TASK PROMPT
Please return nothing but the lines between the line holding "Write the Apache ECharts code for this chart." and the line holding "star = 'path://M1,0L9,0M5,0L5,12M1,12L9,12M1,2L9,10M9,2L1,10';", both ends included, without the pictures.

start

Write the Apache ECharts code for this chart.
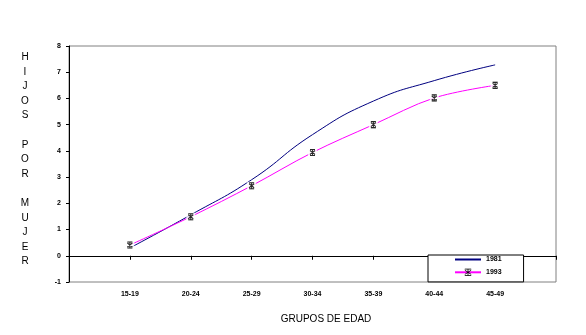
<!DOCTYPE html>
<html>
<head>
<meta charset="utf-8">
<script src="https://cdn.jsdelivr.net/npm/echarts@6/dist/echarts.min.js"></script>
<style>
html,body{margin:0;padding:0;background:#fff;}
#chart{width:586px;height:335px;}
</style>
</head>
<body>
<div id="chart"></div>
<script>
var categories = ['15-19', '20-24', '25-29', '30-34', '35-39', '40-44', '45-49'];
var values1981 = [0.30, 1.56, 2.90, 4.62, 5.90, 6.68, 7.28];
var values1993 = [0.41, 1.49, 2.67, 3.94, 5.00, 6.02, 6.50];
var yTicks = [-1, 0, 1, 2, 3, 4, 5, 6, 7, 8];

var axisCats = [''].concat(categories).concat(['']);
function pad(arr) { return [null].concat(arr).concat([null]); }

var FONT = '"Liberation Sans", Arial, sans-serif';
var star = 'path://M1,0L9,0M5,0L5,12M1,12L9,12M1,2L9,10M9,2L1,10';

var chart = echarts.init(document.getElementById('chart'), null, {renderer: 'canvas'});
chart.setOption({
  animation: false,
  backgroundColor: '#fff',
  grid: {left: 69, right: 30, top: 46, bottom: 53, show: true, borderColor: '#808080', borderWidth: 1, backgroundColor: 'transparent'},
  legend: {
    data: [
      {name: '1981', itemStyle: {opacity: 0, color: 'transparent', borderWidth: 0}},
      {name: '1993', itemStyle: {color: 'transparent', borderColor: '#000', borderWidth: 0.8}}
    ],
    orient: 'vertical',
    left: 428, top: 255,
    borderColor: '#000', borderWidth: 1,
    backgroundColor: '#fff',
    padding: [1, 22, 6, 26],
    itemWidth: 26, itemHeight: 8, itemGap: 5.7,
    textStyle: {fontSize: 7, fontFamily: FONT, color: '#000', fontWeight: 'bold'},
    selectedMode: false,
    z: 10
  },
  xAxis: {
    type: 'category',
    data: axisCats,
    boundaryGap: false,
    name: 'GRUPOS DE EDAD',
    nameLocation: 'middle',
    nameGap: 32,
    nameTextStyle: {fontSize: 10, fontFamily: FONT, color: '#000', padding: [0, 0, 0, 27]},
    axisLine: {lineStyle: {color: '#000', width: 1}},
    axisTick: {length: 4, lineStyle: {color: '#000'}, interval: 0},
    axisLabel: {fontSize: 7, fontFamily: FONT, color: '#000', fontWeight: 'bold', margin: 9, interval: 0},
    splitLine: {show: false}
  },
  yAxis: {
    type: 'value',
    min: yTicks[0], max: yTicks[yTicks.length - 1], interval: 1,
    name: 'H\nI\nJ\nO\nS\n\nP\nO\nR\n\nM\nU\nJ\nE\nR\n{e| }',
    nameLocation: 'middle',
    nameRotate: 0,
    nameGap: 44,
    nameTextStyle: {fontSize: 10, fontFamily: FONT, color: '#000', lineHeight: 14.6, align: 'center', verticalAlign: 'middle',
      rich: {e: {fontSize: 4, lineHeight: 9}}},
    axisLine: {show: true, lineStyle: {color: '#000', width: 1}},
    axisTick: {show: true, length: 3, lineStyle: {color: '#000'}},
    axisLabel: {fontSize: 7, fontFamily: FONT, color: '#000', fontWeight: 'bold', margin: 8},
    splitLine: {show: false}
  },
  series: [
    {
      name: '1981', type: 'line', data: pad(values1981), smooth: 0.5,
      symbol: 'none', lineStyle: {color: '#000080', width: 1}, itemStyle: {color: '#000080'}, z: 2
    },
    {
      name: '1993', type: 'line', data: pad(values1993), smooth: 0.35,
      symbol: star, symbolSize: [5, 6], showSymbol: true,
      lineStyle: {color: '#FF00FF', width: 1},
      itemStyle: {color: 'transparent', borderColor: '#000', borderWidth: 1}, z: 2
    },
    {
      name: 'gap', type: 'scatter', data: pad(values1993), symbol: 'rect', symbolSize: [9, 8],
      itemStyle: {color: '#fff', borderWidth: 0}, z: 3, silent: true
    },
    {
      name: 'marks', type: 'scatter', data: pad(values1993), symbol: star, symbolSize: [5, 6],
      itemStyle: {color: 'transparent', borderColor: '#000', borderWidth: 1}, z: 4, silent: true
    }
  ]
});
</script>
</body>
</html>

end
start

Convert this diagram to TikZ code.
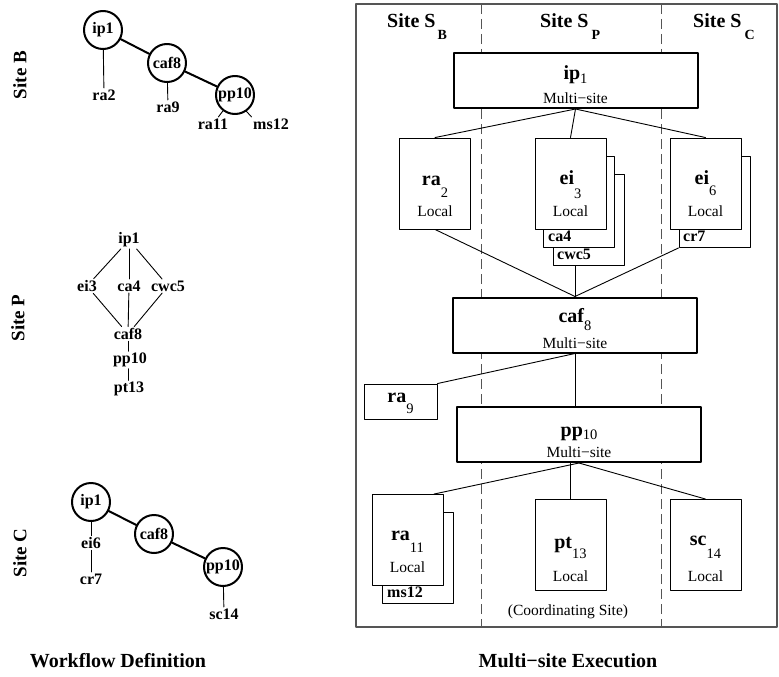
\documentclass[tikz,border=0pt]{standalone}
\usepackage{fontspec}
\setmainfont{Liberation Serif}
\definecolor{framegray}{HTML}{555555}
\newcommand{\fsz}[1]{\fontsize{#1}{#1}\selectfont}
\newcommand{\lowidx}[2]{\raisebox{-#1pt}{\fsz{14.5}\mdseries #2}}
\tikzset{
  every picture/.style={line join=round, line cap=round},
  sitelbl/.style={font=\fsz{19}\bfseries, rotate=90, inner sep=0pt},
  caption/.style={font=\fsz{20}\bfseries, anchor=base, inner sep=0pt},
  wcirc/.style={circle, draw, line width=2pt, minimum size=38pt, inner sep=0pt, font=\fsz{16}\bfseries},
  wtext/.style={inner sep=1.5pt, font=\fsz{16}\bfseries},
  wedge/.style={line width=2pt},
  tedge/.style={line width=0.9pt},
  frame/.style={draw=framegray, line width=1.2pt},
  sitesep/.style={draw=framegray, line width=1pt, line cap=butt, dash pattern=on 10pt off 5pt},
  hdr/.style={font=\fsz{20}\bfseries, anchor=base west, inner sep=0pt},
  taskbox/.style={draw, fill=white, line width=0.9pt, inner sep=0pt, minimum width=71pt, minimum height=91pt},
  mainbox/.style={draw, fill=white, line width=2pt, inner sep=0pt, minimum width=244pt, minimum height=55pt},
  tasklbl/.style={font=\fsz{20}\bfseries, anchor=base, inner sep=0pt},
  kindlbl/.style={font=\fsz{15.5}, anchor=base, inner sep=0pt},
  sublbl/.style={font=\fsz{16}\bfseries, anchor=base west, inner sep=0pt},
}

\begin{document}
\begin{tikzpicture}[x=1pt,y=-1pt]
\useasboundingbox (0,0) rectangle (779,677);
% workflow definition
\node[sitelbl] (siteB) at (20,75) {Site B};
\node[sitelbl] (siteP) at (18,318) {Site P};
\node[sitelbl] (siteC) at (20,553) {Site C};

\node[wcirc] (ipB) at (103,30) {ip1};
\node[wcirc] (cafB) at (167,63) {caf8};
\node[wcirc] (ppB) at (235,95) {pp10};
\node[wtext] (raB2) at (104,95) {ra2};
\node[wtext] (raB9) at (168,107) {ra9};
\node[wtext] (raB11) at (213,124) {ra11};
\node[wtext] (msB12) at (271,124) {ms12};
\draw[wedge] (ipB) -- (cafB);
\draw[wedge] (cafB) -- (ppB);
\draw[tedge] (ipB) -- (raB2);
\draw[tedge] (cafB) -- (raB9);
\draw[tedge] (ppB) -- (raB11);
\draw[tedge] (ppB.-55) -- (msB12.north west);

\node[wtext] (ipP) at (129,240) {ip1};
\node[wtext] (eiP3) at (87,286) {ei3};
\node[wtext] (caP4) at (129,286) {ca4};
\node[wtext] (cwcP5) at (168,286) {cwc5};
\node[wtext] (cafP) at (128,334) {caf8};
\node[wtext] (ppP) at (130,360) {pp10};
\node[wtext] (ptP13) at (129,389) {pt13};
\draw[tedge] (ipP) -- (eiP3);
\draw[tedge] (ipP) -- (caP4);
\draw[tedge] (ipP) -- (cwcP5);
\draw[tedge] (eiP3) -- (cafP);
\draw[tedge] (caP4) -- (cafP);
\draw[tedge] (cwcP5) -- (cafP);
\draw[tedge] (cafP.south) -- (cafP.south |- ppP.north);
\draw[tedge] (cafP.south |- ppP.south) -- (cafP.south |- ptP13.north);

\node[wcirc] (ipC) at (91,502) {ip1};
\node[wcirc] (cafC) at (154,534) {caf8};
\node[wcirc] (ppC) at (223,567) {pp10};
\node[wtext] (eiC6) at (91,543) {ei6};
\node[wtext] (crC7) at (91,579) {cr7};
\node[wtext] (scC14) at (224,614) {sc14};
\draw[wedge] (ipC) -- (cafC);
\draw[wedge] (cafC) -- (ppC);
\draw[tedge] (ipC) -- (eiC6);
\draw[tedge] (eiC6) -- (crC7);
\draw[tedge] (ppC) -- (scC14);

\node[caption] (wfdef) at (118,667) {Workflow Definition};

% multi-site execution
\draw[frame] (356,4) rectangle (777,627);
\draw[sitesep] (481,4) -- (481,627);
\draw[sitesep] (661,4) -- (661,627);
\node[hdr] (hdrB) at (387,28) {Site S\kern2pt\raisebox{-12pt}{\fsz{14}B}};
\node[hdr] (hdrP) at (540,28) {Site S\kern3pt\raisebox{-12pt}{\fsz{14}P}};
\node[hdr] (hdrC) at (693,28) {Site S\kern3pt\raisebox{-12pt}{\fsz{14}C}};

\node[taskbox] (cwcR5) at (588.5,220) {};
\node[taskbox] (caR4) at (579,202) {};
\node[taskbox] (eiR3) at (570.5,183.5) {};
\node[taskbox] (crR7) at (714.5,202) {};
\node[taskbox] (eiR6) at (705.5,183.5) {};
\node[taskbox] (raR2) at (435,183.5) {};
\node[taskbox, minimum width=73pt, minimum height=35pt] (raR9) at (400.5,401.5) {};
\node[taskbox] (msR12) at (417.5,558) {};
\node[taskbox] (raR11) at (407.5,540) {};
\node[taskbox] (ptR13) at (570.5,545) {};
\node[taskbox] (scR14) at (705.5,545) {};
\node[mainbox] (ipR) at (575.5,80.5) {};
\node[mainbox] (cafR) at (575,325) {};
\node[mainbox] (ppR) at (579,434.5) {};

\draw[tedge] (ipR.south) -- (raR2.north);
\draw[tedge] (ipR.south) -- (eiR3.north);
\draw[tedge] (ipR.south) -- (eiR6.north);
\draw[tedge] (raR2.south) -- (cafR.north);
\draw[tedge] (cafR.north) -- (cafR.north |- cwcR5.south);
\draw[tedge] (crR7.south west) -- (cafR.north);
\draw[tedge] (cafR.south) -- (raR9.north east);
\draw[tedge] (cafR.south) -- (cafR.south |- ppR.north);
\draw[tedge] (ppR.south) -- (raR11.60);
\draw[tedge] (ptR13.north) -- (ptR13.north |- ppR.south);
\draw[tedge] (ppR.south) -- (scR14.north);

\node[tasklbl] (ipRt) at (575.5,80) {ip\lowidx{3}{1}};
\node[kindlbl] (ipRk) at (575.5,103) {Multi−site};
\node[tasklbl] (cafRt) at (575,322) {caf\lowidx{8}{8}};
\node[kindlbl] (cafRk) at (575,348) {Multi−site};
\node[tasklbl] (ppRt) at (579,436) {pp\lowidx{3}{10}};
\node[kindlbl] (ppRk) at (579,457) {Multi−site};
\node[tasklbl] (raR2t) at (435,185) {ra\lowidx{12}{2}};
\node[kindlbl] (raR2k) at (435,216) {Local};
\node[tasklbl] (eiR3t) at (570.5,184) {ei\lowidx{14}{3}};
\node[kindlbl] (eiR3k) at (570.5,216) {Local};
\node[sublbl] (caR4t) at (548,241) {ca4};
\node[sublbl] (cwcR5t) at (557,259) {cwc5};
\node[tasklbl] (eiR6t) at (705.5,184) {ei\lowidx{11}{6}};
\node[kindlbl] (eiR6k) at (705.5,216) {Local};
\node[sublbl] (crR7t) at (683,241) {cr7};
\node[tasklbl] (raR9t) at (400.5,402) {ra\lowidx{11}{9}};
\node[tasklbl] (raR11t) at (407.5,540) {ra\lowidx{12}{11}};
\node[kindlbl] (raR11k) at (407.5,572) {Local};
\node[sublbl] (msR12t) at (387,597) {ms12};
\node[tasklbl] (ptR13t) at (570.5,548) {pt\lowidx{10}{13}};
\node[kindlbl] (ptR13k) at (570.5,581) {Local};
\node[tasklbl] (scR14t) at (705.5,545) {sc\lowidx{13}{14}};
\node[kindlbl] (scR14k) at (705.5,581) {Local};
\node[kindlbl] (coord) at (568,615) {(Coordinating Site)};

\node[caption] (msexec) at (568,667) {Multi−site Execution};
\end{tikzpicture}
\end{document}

end

SOLUTION TO THIS TASK
Write the Apache ECharts code for this chart.
<!DOCTYPE html>
<html>
<head>
<meta charset="utf-8">
<script src="https://cdn.jsdelivr.net/npm/echarts@6/dist/echarts.min.js"></script>
<style>
html,body{margin:0;padding:0;background:#fff;}
#chart{width:586px;height:335px;}
</style>
</head>
<body>
<div id="chart"></div>
<script>
var categories = ['15-19', '20-24', '25-29', '30-34', '35-39', '40-44', '45-49'];
var values1981 = [0.30, 1.56, 2.90, 4.62, 5.90, 6.68, 7.28];
var values1993 = [0.41, 1.49, 2.67, 3.94, 5.00, 6.02, 6.50];
var yTicks = [-1, 0, 1, 2, 3, 4, 5, 6, 7, 8];

var axisCats = [''].concat(categories).concat(['']);
function pad(arr) { return [null].concat(arr).concat([null]); }

var FONT = '"Liberation Sans", Arial, sans-serif';
var star = 'path://M1,0L9,0M5,0L5,12M1,12L9,12M1,2L9,10M9,2L1,10';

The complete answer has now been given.